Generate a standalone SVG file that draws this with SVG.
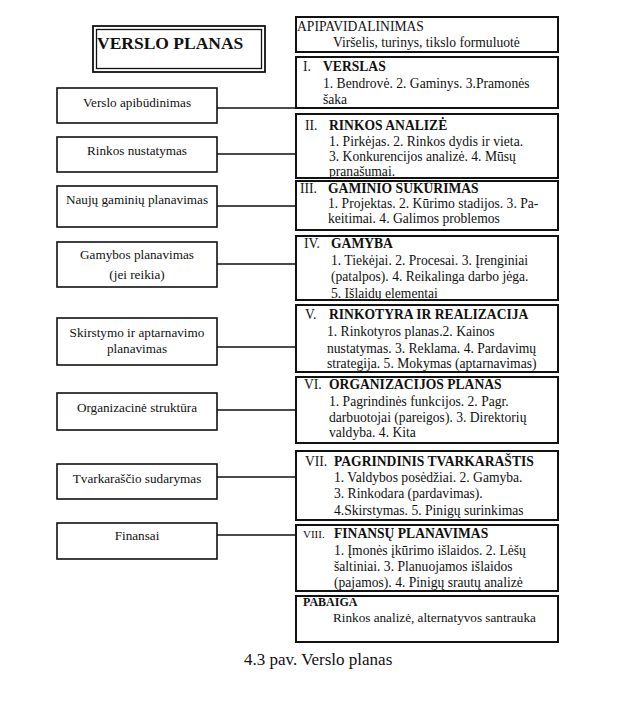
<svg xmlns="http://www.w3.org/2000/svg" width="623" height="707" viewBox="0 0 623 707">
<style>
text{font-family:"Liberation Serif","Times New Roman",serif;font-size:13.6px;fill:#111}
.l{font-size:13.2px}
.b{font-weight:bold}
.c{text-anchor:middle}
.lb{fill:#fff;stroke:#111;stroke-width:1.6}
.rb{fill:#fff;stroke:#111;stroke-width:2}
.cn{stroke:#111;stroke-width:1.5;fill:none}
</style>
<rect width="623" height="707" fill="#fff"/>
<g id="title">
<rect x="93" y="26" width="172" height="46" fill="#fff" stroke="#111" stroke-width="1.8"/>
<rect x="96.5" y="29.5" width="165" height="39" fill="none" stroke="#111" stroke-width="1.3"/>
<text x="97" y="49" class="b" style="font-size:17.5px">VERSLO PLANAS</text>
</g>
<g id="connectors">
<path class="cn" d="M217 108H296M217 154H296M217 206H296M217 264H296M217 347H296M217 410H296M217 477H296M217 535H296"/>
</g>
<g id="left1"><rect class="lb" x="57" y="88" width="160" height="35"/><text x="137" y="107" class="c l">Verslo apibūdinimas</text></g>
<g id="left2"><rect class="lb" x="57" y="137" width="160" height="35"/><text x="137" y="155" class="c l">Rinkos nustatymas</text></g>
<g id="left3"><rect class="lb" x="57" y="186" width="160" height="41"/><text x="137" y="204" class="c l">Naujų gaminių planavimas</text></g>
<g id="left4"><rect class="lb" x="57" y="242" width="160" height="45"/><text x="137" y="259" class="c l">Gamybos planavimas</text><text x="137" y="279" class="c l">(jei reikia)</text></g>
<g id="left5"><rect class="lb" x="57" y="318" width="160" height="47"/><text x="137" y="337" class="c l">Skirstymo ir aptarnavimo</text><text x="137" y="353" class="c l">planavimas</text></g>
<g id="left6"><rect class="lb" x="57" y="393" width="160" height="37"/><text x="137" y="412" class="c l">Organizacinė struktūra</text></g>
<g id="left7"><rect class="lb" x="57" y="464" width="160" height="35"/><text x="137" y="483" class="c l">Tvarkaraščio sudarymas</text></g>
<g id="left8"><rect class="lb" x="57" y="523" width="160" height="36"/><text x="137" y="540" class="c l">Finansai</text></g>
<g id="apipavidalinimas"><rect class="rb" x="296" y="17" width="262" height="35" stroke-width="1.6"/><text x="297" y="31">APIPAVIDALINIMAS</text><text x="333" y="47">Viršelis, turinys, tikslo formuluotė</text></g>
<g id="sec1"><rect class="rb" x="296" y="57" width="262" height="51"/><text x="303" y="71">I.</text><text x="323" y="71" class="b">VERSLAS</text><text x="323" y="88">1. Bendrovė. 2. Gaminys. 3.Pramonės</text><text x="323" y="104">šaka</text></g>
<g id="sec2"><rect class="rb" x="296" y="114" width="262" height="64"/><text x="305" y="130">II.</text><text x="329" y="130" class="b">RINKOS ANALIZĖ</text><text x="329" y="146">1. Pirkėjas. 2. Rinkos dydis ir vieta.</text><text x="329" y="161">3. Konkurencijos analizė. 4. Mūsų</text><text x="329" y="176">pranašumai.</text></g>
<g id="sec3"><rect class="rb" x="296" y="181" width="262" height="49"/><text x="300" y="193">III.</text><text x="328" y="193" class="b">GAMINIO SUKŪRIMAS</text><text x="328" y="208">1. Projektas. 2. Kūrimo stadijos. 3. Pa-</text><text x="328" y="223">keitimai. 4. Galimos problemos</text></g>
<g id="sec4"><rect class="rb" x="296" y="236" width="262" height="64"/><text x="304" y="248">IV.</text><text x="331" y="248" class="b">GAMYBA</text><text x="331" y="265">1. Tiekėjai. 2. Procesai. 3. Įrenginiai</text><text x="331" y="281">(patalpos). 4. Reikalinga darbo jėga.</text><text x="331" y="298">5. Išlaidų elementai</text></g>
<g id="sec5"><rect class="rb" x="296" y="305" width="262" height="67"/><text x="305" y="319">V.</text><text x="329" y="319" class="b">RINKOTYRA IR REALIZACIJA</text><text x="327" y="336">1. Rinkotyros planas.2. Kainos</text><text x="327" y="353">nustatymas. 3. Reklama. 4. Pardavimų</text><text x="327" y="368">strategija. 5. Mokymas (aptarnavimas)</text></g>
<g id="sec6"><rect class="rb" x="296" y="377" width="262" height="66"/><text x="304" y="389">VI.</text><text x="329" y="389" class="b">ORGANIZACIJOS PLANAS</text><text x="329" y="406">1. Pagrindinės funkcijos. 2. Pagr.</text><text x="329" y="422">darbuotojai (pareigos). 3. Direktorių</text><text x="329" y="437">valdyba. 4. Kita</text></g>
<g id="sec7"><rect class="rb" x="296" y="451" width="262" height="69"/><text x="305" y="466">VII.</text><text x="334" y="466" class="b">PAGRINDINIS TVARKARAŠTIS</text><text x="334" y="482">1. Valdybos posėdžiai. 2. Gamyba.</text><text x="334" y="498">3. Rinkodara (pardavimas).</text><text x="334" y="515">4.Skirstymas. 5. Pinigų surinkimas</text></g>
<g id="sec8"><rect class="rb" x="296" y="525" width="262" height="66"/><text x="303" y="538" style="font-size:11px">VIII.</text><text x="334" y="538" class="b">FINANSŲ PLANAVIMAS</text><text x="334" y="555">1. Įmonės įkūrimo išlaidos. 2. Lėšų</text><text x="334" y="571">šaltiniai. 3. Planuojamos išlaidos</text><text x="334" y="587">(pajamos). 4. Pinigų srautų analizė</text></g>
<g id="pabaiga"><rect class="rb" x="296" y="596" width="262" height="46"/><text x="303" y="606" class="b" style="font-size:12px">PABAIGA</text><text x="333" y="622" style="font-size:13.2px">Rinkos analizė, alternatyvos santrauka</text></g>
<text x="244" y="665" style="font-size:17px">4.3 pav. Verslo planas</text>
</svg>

● **What you have to do**: Return each line of the data, keeping its wording exact and omitting pictures.

● **Exercise solution**:
Generate a standalone SVG file that draws this with SVG.
<svg xmlns="http://www.w3.org/2000/svg" width="623" height="707" viewBox="0 0 623 707">
<style>
text{font-family:"Liberation Serif","Times New Roman",serif;font-size:13.6px;fill:#111}
.l{font-size:13.2px}
.b{font-weight:bold}
.c{text-anchor:middle}
.lb{fill:#fff;stroke:#111;stroke-width:1.6}
.rb{fill:#fff;stroke:#111;stroke-width:2}
.cn{stroke:#111;stroke-width:1.5;fill:none}
</style>
<rect width="623" height="707" fill="#fff"/>
<g id="title">
<rect x="93" y="26" width="172" height="46" fill="#fff" stroke="#111" stroke-width="1.8"/>
<rect x="96.5" y="29.5" width="165" height="39" fill="none" stroke="#111" stroke-width="1.3"/>
<text x="97" y="49" class="b" style="font-size:17.5px">VERSLO PLANAS</text>
</g>
<g id="connectors">
<path class="cn" d="M217 108H296M217 154H296M217 206H296M217 264H296M217 347H296M217 410H296M217 477H296M217 535H296"/>
</g>
<g id="left1"><rect class="lb" x="57" y="88" width="160" height="35"/><text x="137" y="107" class="c l">Verslo apibūdinimas</text></g>
<g id="left2"><rect class="lb" x="57" y="137" width="160" height="35"/><text x="137" y="155" class="c l">Rinkos nustatymas</text></g>
<g id="left3"><rect class="lb" x="57" y="186" width="160" height="41"/><text x="137" y="204" class="c l">Naujų gaminių planavimas</text></g>
<g id="left4"><rect class="lb" x="57" y="242" width="160" height="45"/><text x="137" y="259" class="c l">Gamybos planavimas</text><text x="137" y="279" class="c l">(jei reikia)</text></g>
<g id="left5"><rect class="lb" x="57" y="318" width="160" height="47"/><text x="137" y="337" class="c l">Skirstymo ir aptarnavimo</text><text x="137" y="353" class="c l">planavimas</text></g>
<g id="left6"><rect class="lb" x="57" y="393" width="160" height="37"/><text x="137" y="412" class="c l">Organizacinė struktūra</text></g>
<g id="left7"><rect class="lb" x="57" y="464" width="160" height="35"/><text x="137" y="483" class="c l">Tvarkaraščio sudarymas</text></g>
<g id="left8"><rect class="lb" x="57" y="523" width="160" height="36"/><text x="137" y="540" class="c l">Finansai</text></g>
<g id="apipavidalinimas"><rect class="rb" x="296" y="17" width="262" height="35" stroke-width="1.6"/><text x="297" y="31">APIPAVIDALINIMAS</text><text x="333" y="47">Viršelis, turinys, tikslo formuluotė</text></g>
<g id="sec1"><rect class="rb" x="296" y="57" width="262" height="51"/><text x="303" y="71">I.</text><text x="323" y="71" class="b">VERSLAS</text><text x="323" y="88">1. Bendrovė. 2. Gaminys. 3.Pramonės</text><text x="323" y="104">šaka</text></g>
<g id="sec2"><rect class="rb" x="296" y="114" width="262" height="64"/><text x="305" y="130">II.</text><text x="329" y="130" class="b">RINKOS ANALIZĖ</text><text x="329" y="146">1. Pirkėjas. 2. Rinkos dydis ir vieta.</text><text x="329" y="161">3. Konkurencijos analizė. 4. Mūsų</text><text x="329" y="176">pranašumai.</text></g>
<g id="sec3"><rect class="rb" x="296" y="181" width="262" height="49"/><text x="300" y="193">III.</text><text x="328" y="193" class="b">GAMINIO SUKŪRIMAS</text><text x="328" y="208">1. Projektas. 2. Kūrimo stadijos. 3. Pa-</text><text x="328" y="223">keitimai. 4. Galimos problemos</text></g>
<g id="sec4"><rect class="rb" x="296" y="236" width="262" height="64"/><text x="304" y="248">IV.</text><text x="331" y="248" class="b">GAMYBA</text><text x="331" y="265">1. Tiekėjai. 2. Procesai. 3. Įrenginiai</text><text x="331" y="281">(patalpos). 4. Reikalinga darbo jėga.</text><text x="331" y="298">5. Išlaidų elementai</text></g>
<g id="sec5"><rect class="rb" x="296" y="305" width="262" height="67"/><text x="305" y="319">V.</text><text x="329" y="319" class="b">RINKOTYRA IR REALIZACIJA</text><text x="327" y="336">1. Rinkotyros planas.2. Kainos</text><text x="327" y="353">nustatymas. 3. Reklama. 4. Pardavimų</text><text x="327" y="368">strategija. 5. Mokymas (aptarnavimas)</text></g>
<g id="sec6"><rect class="rb" x="296" y="377" width="262" height="66"/><text x="304" y="389">VI.</text><text x="329" y="389" class="b">ORGANIZACIJOS PLANAS</text><text x="329" y="406">1. Pagrindinės funkcijos. 2. Pagr.</text><text x="329" y="422">darbuotojai (pareigos). 3. Direktorių</text><text x="329" y="437">valdyba. 4. Kita</text></g>
<g id="sec7"><rect class="rb" x="296" y="451" width="262" height="69"/><text x="305" y="466">VII.</text><text x="334" y="466" class="b">PAGRINDINIS TVARKARAŠTIS</text><text x="334" y="482">1. Valdybos posėdžiai. 2. Gamyba.</text><text x="334" y="498">3. Rinkodara (pardavimas).</text><text x="334" y="515">4.Skirstymas. 5. Pinigų surinkimas</text></g>
<g id="sec8"><rect class="rb" x="296" y="525" width="262" height="66"/><text x="303" y="538" style="font-size:11px">VIII.</text><text x="334" y="538" class="b">FINANSŲ PLANAVIMAS</text><text x="334" y="555">1. Įmonės įkūrimo išlaidos. 2. Lėšų</text><text x="334" y="571">šaltiniai. 3. Planuojamos išlaidos</text><text x="334" y="587">(pajamos). 4. Pinigų srautų analizė</text></g>
<g id="pabaiga"><rect class="rb" x="296" y="596" width="262" height="46"/><text x="303" y="606" class="b" style="font-size:12px">PABAIGA</text><text x="333" y="622" style="font-size:13.2px">Rinkos analizė, alternatyvos santrauka</text></g>
<text x="244" y="665" style="font-size:17px">4.3 pav. Verslo planas</text>
</svg>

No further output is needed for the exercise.